How Oak Shapes Drinks
Oak aging is one of the most important transformative steps in producing premium wines and spirits. Oak barrels contribute multiple things: vanilla and toast from compounds called lactones; clove, cinnamon, and spice from lignin breakdown products; tannin and structure from wood polyphenols; colour pigmentation; and slow oxygen exchange that mellows the spirit or wine. Different oak types deliver different characters. American oak (used heavily in Bourbon and Rioja) emphasises vanilla and coconut. French oak (used in fine Bordeaux and premium Cognac) is more elegant — clove, cinnamon, subtle spice. With 1,644 mentions across 16 LivCheers categories, oak is one of the most-discussed flavour elements in alcoholic beverages.
Oaked vs Unoaked
Unoaked wines and spirits show the pure character of the base ingredient — fresh fruit in wine, raw spirit character in distillates. They tend to be lighter, brighter, more immediate. Oaked wines and spirits gain complexity, structure, and aging potential. The difference is dramatic: an unoaked Chardonnay is crisp and citrusy; an oaked Chardonnay is buttery and full-bodied. Both styles have merit. The risk with oak is overuse — too much oak can mask the underlying ingredient quality, producing wines and spirits that taste 'all oak, no character.'
Frequently Asked Questions
Why do new oak barrels cost more?
New oak barrels are made from carefully selected and aged wood, then toasted to specific levels by skilled coopers. A new French oak barrel can cost ₹80,000–₹1,50,000. The barrel can be used for 1–3 cycles before its flavour contribution diminishes. New barrels deliver the strongest oak influence; second-fill and refill barrels contribute progressively less.

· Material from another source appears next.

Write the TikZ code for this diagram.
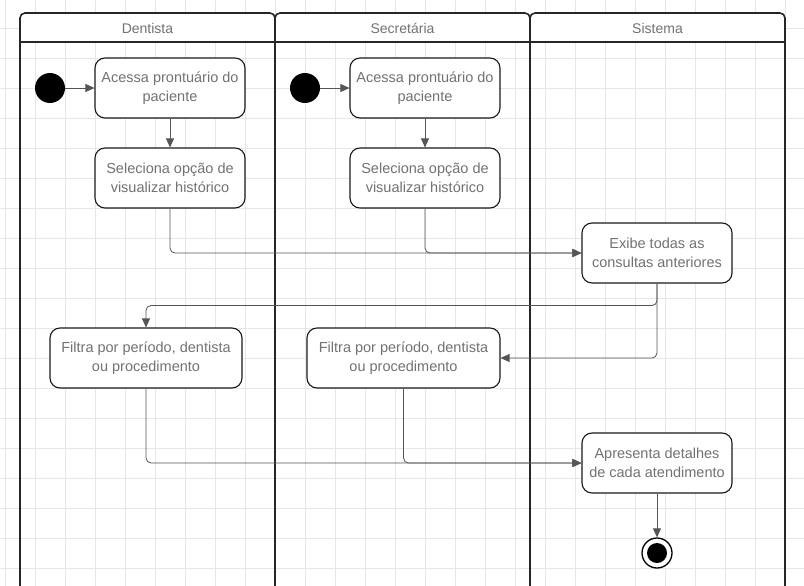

What's the difference between American and French oak?
American oak (Quercus alba) is more open-grained, contributes more vanilla and coconut character, and is significantly cheaper. French oak (Quercus robur, Quercus petraea) is tighter-grained, contributes more elegant clove and cinnamon notes, and costs 3–5x more. Bourbon must use new American oak. European wines traditionally favour French oak. The choice is a major stylistic decision for winemakers.
Can oak be 'overdone'?
Yes. Excessive oak influence — too much vanilla, too much toast, too much spice — can mask the underlying quality of fruit or spirit. Overoaked wines and spirits taste 'sappy' or 'lumberyard.' Modern producers tend to use oak more subtly than in the past, with a focus on integration rather than dominance.